Him: “Yeah, you know, I miss my kids so much. I work late during the week and just get to hang with them really on the weekends. I’m always dying to spend more time with them.”
That’s when it hit me. I really want to miss my kids. In the five and a half years that I’ve been a dad, I’ve spent one night away from my kids. And that was the night my second kid was born. The few times that I’ve spent most of a day away from the kids, I’ve gotten the chance to remember that I actually really enjoy them. During most days, I’m not enjoying them. I’m loving them but not enjoying them. I’m spending time with them but it’s time meant to be killed. That’s the common denominator of the stay-at-home parent: killing time. We leave the playground and we check our watches. “4:30. Not bad. Killed an hour and half.” It’s a shame. It doesn’t mean we don’t love our kids. It’s just the way it goes.
Then there was the personal connecting of dots (and this gets a little personal so bear with me…or avert your eyes)… My first real relationship was a long distance one. It was 11th grade. She spent the ayear in Spain and I spent it crying and writing letters. I missed her terribly. And for a long time. At some point thereafter, love and longing became synonymous. How much I missed someone became my shorthand way of knowing how much I loved them. Maybe there’s something to it, maybe not.
What I do know is that when a fellow dad laments that he has to spend three nights in a hotel in Cleveland for work next week, I’m insanely jealous. Firstly, I would live in a hotel. Secondly, I just think about how much I’d miss the kids and how great it would be to see them again when I returned.
Maybe I just need a night away. And I suppose I’ll be getting one soon enough. June 18th or thereabouts, we’ll be having baby number three. I hope he takes a little while to come out (sorry Kate), at least long enough for me to relax and order some room service.
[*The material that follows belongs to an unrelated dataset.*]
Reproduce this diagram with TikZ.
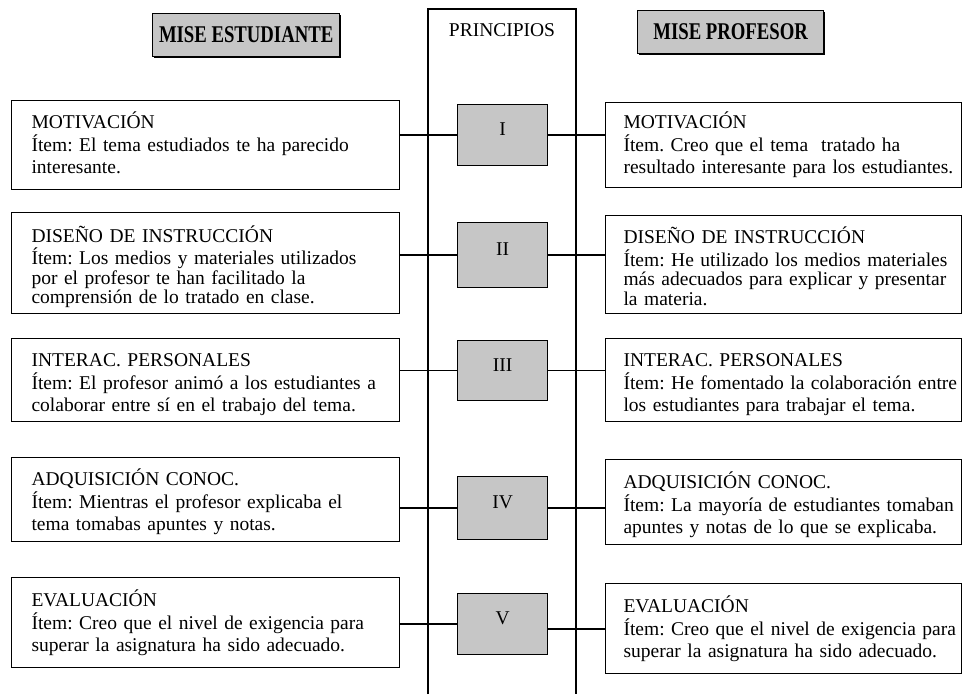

As for the reunion, it was a fun party. Barring the one awkward conversation above (maybe a couple more), I was really struck by how cool and down-to-earth everyone was. (and I don’t just say that because, as I learned that night, at six of my fourteen readers are former classmates). I could be my self-sabotaging everyman and feel fine about it. As far as I could tell, there was only one CEO in the bunch and he –from what I gathered– operates a plankton farm in Norway. Just about everyone else I talked to was trying to help the world in some way, through NGO’s or non-profits or as a doctor or as an…artist. Sidwell Friends may have failed me as a preparatory school for real life but I realized that night it was really only because it was a small, nurturing, Quaker school and the rest of the world…well, isn’t.
As for my first love, she didn’t make it. I’m not sure I would’ve told her my new theory on why I want to ditch my kids, but it would’ve been good to see her.